Essa presença acentuada das facções milicianas no Rio de Janeiro mostra como essas organizações transformaram a dinâmica de segurança e controle social, se consolidando como uma força paralela ao poder público em diversas regiões.

Mapa dos grupos armados no Brasil

Segundo o Mapa Histórico dos Grupos Armados do Rio de Janeiro, mais de 4,4 milhões de pessoas moram em áreas controladas por grupos criminosos (milícia e tráfico) no Grande Rio.

Em 2023, as milícias controlavam cerca de 38,9% dos 466,65 km² dominados por grupos criminosos na Região Metropolitana do Rio. A expansão dos territórios milicianos avançaram, sobretudo, em áreas que não eram dominadas por nenhum grupo anteriormente.

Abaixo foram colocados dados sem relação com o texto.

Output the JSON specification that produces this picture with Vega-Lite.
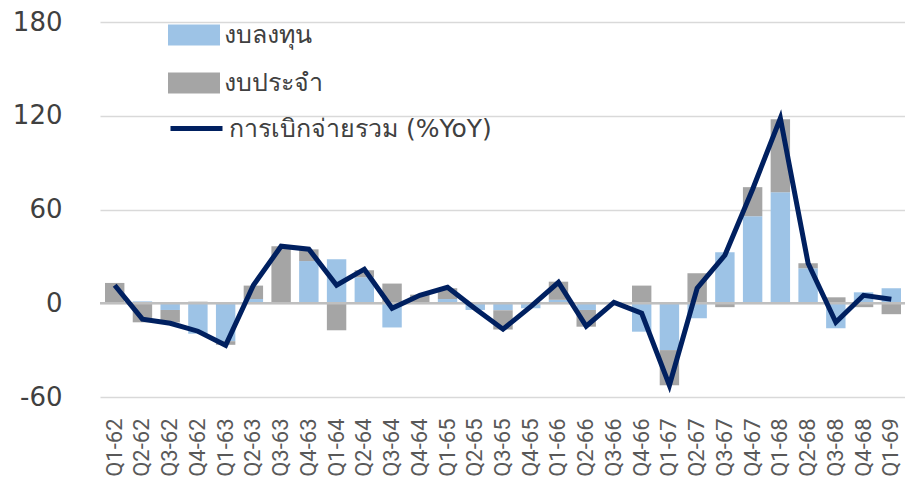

Ainda segundo o Instituto Fogo Cruzado e a UFF, entre 2006 e 2021, o território controlado pelas milícias no Grande Rio aumentou de 52,6km² para 256,3 km². Isso representa um crescimento de 387% e mostra que a milícia ocupa quase toda a zona oeste da cidade do Rio.

Em 2006, os jornais “O Globo” e “Extra” destacaram que a cada 12 dias, uma favela dominada pelo tráfico era tomada por milícias. Os relatórios indicavam que essas ocupações eram organizadas por policiais, políticos e líderes comunitários. Naquela época, o número de comunidades controladas por milícias subiu de 42 para 92 em 20 meses.

Toda essa expansão tem gerado conflitos e aumento significativo da violência. De janeiro a outubro de 2023, a zona oeste do Rio viveu um aumento de 129% nos homicídios e 291% nas chacinas em comparação com o ano anterior.

Em alguns momentos da política brasileira, as milícias estiveram no alvo do poder público. Uma delas foi em 2008, quando deputados estaduais iniciaram a CPI das Milícias, na Assembleia Legislativa do Rio de Janeiro, liderada pelo então deputado Marcelo Freixo. Essa CPI trouxe à tona conexões entre milicianos e políticos.

O resultado foi que mais de 200 pessoas foram indiciadas, incluindo parlamentares, policiais e bombeiros.

Em 2012, foi criada a Lei nº 12.720, um marco no Código Penal, em que o país reconhece formalmente o crime de milícia privada, além de outros tipos de organizações criminosas.

Outro momento foi após o assassinato de Marielle Franco, ex-vereadora do PSOL, quando milicianos foram apontados como responsáveis pelo mandado e pela execução de seu assassinato.

Para muitos, essa proximidade sugere uma dependência entre poder público e milicianos, que garantem segurança e votos em troca de controle sobre as comunidades. O professor Wellington Caixeta Maciel, por exemplo, destaca que “as milícias foram ganhando muito respaldo político. A ponto de vermos deputados eleitos que contratam milicianos e familiares de milicianos”.

Esse laço permite às milícias perpetuar seu domínio, agora também político, aumentando sua influência em processos eleitorais e políticas de segurança pública. O caso de Jerônimo Guimarães Filho, o “Jerominho”, ex-vereador e líder da Liga da Justiça, é um caso emblemático dessa simbiose entre milícias e política.

Nesse sentido, surgem algumas reflexões sobre até que ponto as milícias são apoiadas politicamente, e por isso, permanecem livres de investigações mais consistentes que possam controlar essa questão tão complexa no Brasil.